Adding a format adapter

  1. Subclass FormatAdapter from anonymize/format_adapters/base.py.
  2. Implement extract() and write().
  3. Register in format_adapters/__init__.py:get_adapter.
  4. Add a round-trip test in tests/test_<format>_adapter.py.
  5. Optional but recommended for binary formats: implement inventory_images() (return list[InventoryImageRaw]) and apply_image_redactions() so the new format participates in the Review » Images flow. The default implementations are no-ops, so an adapter that doesn't override them simply skips image redaction.

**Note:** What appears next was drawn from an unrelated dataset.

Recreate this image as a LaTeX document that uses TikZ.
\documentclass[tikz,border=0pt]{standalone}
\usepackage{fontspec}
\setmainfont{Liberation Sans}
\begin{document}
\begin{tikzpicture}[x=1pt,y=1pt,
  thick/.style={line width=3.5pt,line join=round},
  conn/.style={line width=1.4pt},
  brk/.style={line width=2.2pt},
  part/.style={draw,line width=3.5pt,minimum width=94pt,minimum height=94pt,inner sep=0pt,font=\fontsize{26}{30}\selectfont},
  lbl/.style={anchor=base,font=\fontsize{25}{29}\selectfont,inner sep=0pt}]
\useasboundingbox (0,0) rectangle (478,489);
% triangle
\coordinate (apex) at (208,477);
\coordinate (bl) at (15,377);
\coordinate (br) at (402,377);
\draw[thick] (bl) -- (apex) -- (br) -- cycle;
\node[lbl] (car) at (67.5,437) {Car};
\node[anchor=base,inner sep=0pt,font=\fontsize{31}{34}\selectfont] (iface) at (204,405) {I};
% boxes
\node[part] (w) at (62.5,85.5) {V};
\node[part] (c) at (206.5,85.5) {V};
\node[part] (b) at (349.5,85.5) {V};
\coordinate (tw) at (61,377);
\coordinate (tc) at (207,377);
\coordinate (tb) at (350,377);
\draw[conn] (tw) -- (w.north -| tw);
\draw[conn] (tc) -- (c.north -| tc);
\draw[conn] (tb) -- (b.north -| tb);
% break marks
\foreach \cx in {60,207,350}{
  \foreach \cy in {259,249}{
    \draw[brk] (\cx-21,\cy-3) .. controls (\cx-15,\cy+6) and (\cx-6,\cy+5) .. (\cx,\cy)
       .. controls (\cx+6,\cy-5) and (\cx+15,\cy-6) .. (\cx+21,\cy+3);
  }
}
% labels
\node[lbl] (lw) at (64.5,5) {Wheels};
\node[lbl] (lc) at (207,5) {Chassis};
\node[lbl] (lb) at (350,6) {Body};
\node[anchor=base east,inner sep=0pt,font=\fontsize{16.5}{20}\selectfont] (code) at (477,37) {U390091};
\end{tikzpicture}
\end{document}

The existing adapters (docx_adapter.py, xlsx_adapter.py, …) are the cleanest reference, start from one of those. For image-pass parity look at pdf_inplace_adapter.py, docx_adapter.py and pptx_adapter.py.

Benchmarking your changes

# Headline benchmark on the full curated corpus.
BENCH_CORPUS_ROOT=/path/to/pdfs make bench-precision

# Spot-check a custom set of GGUFs without touching the autogen manifest.
BENCH_CORPUS_ROOT=/path/to/pdfs python bench/run_extra_models_benchmark.py \
    --manifest "$(python -c 'from anonymize._paths import models_dir; print(models_dir())')/_bench_user_models.json" \
    --out-root /tmp/anonbench/user_models

The user-manifest path lets you bench a hand-picked subset of GGUFs (e.g. when validating a new top-5 candidate) without rerunning the whole catalog. Each entry is {repo, file, status, bytes}; the runner builds an in-memory ServerProfile, starts llama-server, runs the precision harness against the corpus, scores against the ground-truth, and emits report.json + report.md.